Provided material:
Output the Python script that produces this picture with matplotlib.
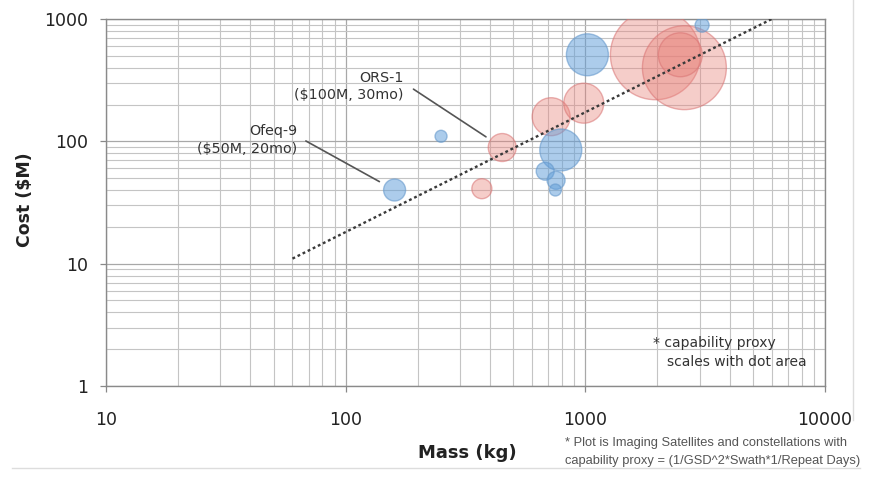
import matplotlib
matplotlib.use("Agg")
import matplotlib.pyplot as plt
from matplotlib.lines import Line2D
from matplotlib.ticker import LogLocator, FixedLocator, FixedFormatter, NullFormatter

# ---------------- data ----------------
blue_mass = [160, 250, 790, 680, 755, 750, 1020, 3070]
blue_cost = [40, 110, 85, 57, 48, 40, 510, 890]
blue_capability = [121, 36, 441, 81, 81, 36, 441, 49]

red_mass = [450, 370, 720, 985, 1960, 2590, 2490]
red_cost = [89, 41, 159, 205, 510, 400, 510]
red_capability = [196, 100, 361, 400, 2025, 1764, 484]

trend_mass = [60, 6000]
trend_cost = [11, 1000]

x_ticks = [10, 100, 1000, 10000]
x_tick_labels = ["10", "100", "1000", "10000"]
y_ticks = [1, 10, 100, 1000]
y_tick_labels = ["1", "10", "100", "1000"]

ors_label = "ORS-1\n($100M, 30mo)"
ors_point = (450, 89)
ofeq_label = "Ofeq-9\n($50M, 20mo)"
ofeq_point = (160, 40)

# ---------------- figure ----------------
W, H = 892, 479
fig = plt.figure(figsize=(W / 100, H / 100), dpi=100)
fig.patch.set_facecolor("white")
ax = fig.add_axes([106 / W, 1 - 386 / H, (825 - 106) / W, (386 - 19) / H])

ax.set_xscale("log")
ax.set_yscale("log")
ax.set_xlim(10, 10000)
ax.set_ylim(1, 1000)

size_k = 2.07
ax.scatter(red_mass, red_cost, s=[c * size_k for c in red_capability],
           facecolor=(0.91, 0.51, 0.48, 0.40), edgecolor=(0.85, 0.45, 0.45, 0.55),
           linewidth=1.0, zorder=3, clip_on=True)
ax.scatter(blue_mass, blue_cost, s=[c * size_k for c in blue_capability],
           facecolor=(0.38, 0.62, 0.85, 0.52), edgecolor=(0.40, 0.60, 0.80, 0.6),
           linewidth=1.0, zorder=3, clip_on=True)

ax.plot(trend_mass, trend_cost, color="#3a3a3a", lw=1.7,
        linestyle=(0, (1.2, 1.2)), zorder=4)

# grid
ax.grid(True, which="major", color="#a8a8a8", lw=0.9, zorder=0)
ax.grid(True, which="minor", color="#c4c4c4", lw=0.8, zorder=0)
ax.set_axisbelow(True)

ax.xaxis.set_major_locator(FixedLocator(x_ticks))
ax.xaxis.set_major_formatter(FixedFormatter(x_tick_labels))
ax.yaxis.set_major_locator(FixedLocator(y_ticks))
ax.yaxis.set_major_formatter(FixedFormatter(y_tick_labels))
ax.xaxis.set_minor_locator(LogLocator(base=10, subs=range(2, 10)))
ax.yaxis.set_minor_locator(LogLocator(base=10, subs=range(2, 10)))
ax.xaxis.set_minor_formatter(NullFormatter())
ax.yaxis.set_minor_formatter(NullFormatter())

ax.tick_params(which="major", direction="out", length=4, width=0.9,
               color="#888888", labelsize=12.5, labelcolor="#222222")
ax.tick_params(which="minor", length=0)
ax.tick_params(axis="x", pad=14)
ax.tick_params(axis="y", pad=9)
for s in ax.spines.values():
    s.set_color("#8a8a8a")
    s.set_linewidth(1.0)

# annotations
ax.annotate(ors_label, xy=ors_point, xytext=(-71, 44), textcoords="offset points",
            ha="right", va="center", multialignment="right", fontsize=10.3,
            color="#333333", linespacing=1.3,
            arrowprops=dict(arrowstyle="-", color="#555555", lw=1.2,
                            relpos=(1, 0.62), patchA=None, shrinkA=8.5, shrinkB=14))
ax.annotate(ofeq_label, xy=ofeq_point, xytext=(-70, 36), textcoords="offset points",
            ha="right", va="center", multialignment="right", fontsize=10.3,
            color="#333333", linespacing=1.3,
            arrowprops=dict(arrowstyle="-", color="#555555", lw=1.2,
                            relpos=(1, 0.62), patchA=None, shrinkA=7, shrinkB=12.5))

ax.text((653 - 106) / 719, (386 - 343) / 367, "* capability proxy",
        transform=ax.transAxes, ha="left", va="center", fontsize=10, color="#333333")
ax.text((667 - 106) / 719, (386 - 362) / 367, "scales with dot area",
        transform=ax.transAxes, ha="left", va="center", fontsize=10, color="#333333")

# axis titles
fig.text(25 / W, 1 - 200 / H, "Cost ($M)", rotation=90, ha="center", va="center",
         fontsize=12.5, fontweight="bold", color="#222222")
fig.text(467 / W, 1 - 453 / H, "Mass (kg)", ha="center", va="center",
         fontsize=13, fontweight="bold", color="#222222")

# footnote
fig.text(565 / W, 1 - 443 / H, "* Plot is Imaging Satellites and constellations with",
         ha="left", va="center", fontsize=9.3, color="#555555", family="Liberation Sans")
fig.text(565 / W, 1 - 461 / H, "capability proxy = (1/GSD^2*Swath*1/Repeat Days)",
         ha="left", va="center", fontsize=9.3, color="#555555", family="Liberation Sans")

# frame lines of the slide
fig.add_artist(Line2D([853 / W, 853 / W], [1 - 0 / H, 1 - 420 / H],
                      transform=fig.transFigure, color="#dddddd", lw=1.0))
fig.add_artist(Line2D([12 / W, 860 / W], [1 - 468 / H, 1 - 468 / H],
                      transform=fig.transFigure, color="#dddddd", lw=1.0))

fig.savefig("out.png", dpi=100, facecolor="white")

Request: Print the whole listing above once more, word for word, without its pictures.

Solution for this task:
Output the Python script that produces this picture with matplotlib.
import matplotlib
matplotlib.use("Agg")
import matplotlib.pyplot as plt
from matplotlib.lines import Line2D
from matplotlib.ticker import LogLocator, FixedLocator, FixedFormatter, NullFormatter

# ---------------- data ----------------
blue_mass = [160, 250, 790, 680, 755, 750, 1020, 3070]
blue_cost = [40, 110, 85, 57, 48, 40, 510, 890]
blue_capability = [121, 36, 441, 81, 81, 36, 441, 49]

red_mass = [450, 370, 720, 985, 1960, 2590, 2490]
red_cost = [89, 41, 159, 205, 510, 400, 510]
red_capability = [196, 100, 361, 400, 2025, 1764, 484]

trend_mass = [60, 6000]
trend_cost = [11, 1000]

x_ticks = [10, 100, 1000, 10000]
x_tick_labels = ["10", "100", "1000", "10000"]
y_ticks = [1, 10, 100, 1000]
y_tick_labels = ["1", "10", "100", "1000"]

ors_label = "ORS-1\n($100M, 30mo)"
ors_point = (450, 89)
ofeq_label = "Ofeq-9\n($50M, 20mo)"
ofeq_point = (160, 40)

# ---------------- figure ----------------
W, H = 892, 479
fig = plt.figure(figsize=(W / 100, H / 100), dpi=100)
fig.patch.set_facecolor("white")
ax = fig.add_axes([106 / W, 1 - 386 / H, (825 - 106) / W, (386 - 19) / H])

ax.set_xscale("log")
ax.set_yscale("log")
ax.set_xlim(10, 10000)
ax.set_ylim(1, 1000)

size_k = 2.07
ax.scatter(red_mass, red_cost, s=[c * size_k for c in red_capability],
           facecolor=(0.91, 0.51, 0.48, 0.40), edgecolor=(0.85, 0.45, 0.45, 0.55),
           linewidth=1.0, zorder=3, clip_on=True)
ax.scatter(blue_mass, blue_cost, s=[c * size_k for c in blue_capability],
           facecolor=(0.38, 0.62, 0.85, 0.52), edgecolor=(0.40, 0.60, 0.80, 0.6),
           linewidth=1.0, zorder=3, clip_on=True)

ax.plot(trend_mass, trend_cost, color="#3a3a3a", lw=1.7,
        linestyle=(0, (1.2, 1.2)), zorder=4)

# grid
ax.grid(True, which="major", color="#a8a8a8", lw=0.9, zorder=0)
ax.grid(True, which="minor", color="#c4c4c4", lw=0.8, zorder=0)
ax.set_axisbelow(True)

ax.xaxis.set_major_locator(FixedLocator(x_ticks))
ax.xaxis.set_major_formatter(FixedFormatter(x_tick_labels))
ax.yaxis.set_major_locator(FixedLocator(y_ticks))
ax.yaxis.set_major_formatter(FixedFormatter(y_tick_labels))
ax.xaxis.set_minor_locator(LogLocator(base=10, subs=range(2, 10)))
ax.yaxis.set_minor_locator(LogLocator(base=10, subs=range(2, 10)))
ax.xaxis.set_minor_formatter(NullFormatter())
ax.yaxis.set_minor_formatter(NullFormatter())

ax.tick_params(which="major", direction="out", length=4, width=0.9,
               color="#888888", labelsize=12.5, labelcolor="#222222")
ax.tick_params(which="minor", length=0)
ax.tick_params(axis="x", pad=14)
ax.tick_params(axis="y", pad=9)
for s in ax.spines.values():
    s.set_color("#8a8a8a")
    s.set_linewidth(1.0)

# annotations
ax.annotate(ors_label, xy=ors_point, xytext=(-71, 44), textcoords="offset points",
            ha="right", va="center", multialignment="right", fontsize=10.3,
            color="#333333", linespacing=1.3,
            arrowprops=dict(arrowstyle="-", color="#555555", lw=1.2,
                            relpos=(1, 0.62), patchA=None, shrinkA=8.5, shrinkB=14))
ax.annotate(ofeq_label, xy=ofeq_point, xytext=(-70, 36), textcoords="offset points",
            ha="right", va="center", multialignment="right", fontsize=10.3,
            color="#333333", linespacing=1.3,
            arrowprops=dict(arrowstyle="-", color="#555555", lw=1.2,
                            relpos=(1, 0.62), patchA=None, shrinkA=7, shrinkB=12.5))

ax.text((653 - 106) / 719, (386 - 343) / 367, "* capability proxy",
        transform=ax.transAxes, ha="left", va="center", fontsize=10, color="#333333")
ax.text((667 - 106) / 719, (386 - 362) / 367, "scales with dot area",
        transform=ax.transAxes, ha="left", va="center", fontsize=10, color="#333333")

# axis titles
fig.text(25 / W, 1 - 200 / H, "Cost ($M)", rotation=90, ha="center", va="center",
         fontsize=12.5, fontweight="bold", color="#222222")
fig.text(467 / W, 1 - 453 / H, "Mass (kg)", ha="center", va="center",
         fontsize=13, fontweight="bold", color="#222222")

# footnote
fig.text(565 / W, 1 - 443 / H, "* Plot is Imaging Satellites and constellations with",
         ha="left", va="center", fontsize=9.3, color="#555555", family="Liberation Sans")
fig.text(565 / W, 1 - 461 / H, "capability proxy = (1/GSD^2*Swath*1/Repeat Days)",
         ha="left", va="center", fontsize=9.3, color="#555555", family="Liberation Sans")

# frame lines of the slide
fig.add_artist(Line2D([853 / W, 853 / W], [1 - 0 / H, 1 - 420 / H],
                      transform=fig.transFigure, color="#dddddd", lw=1.0))
fig.add_artist(Line2D([12 / W, 860 / W], [1 - 468 / H, 1 - 468 / H],
                      transform=fig.transFigure, color="#dddddd", lw=1.0))

fig.savefig("out.png", dpi=100, facecolor="white")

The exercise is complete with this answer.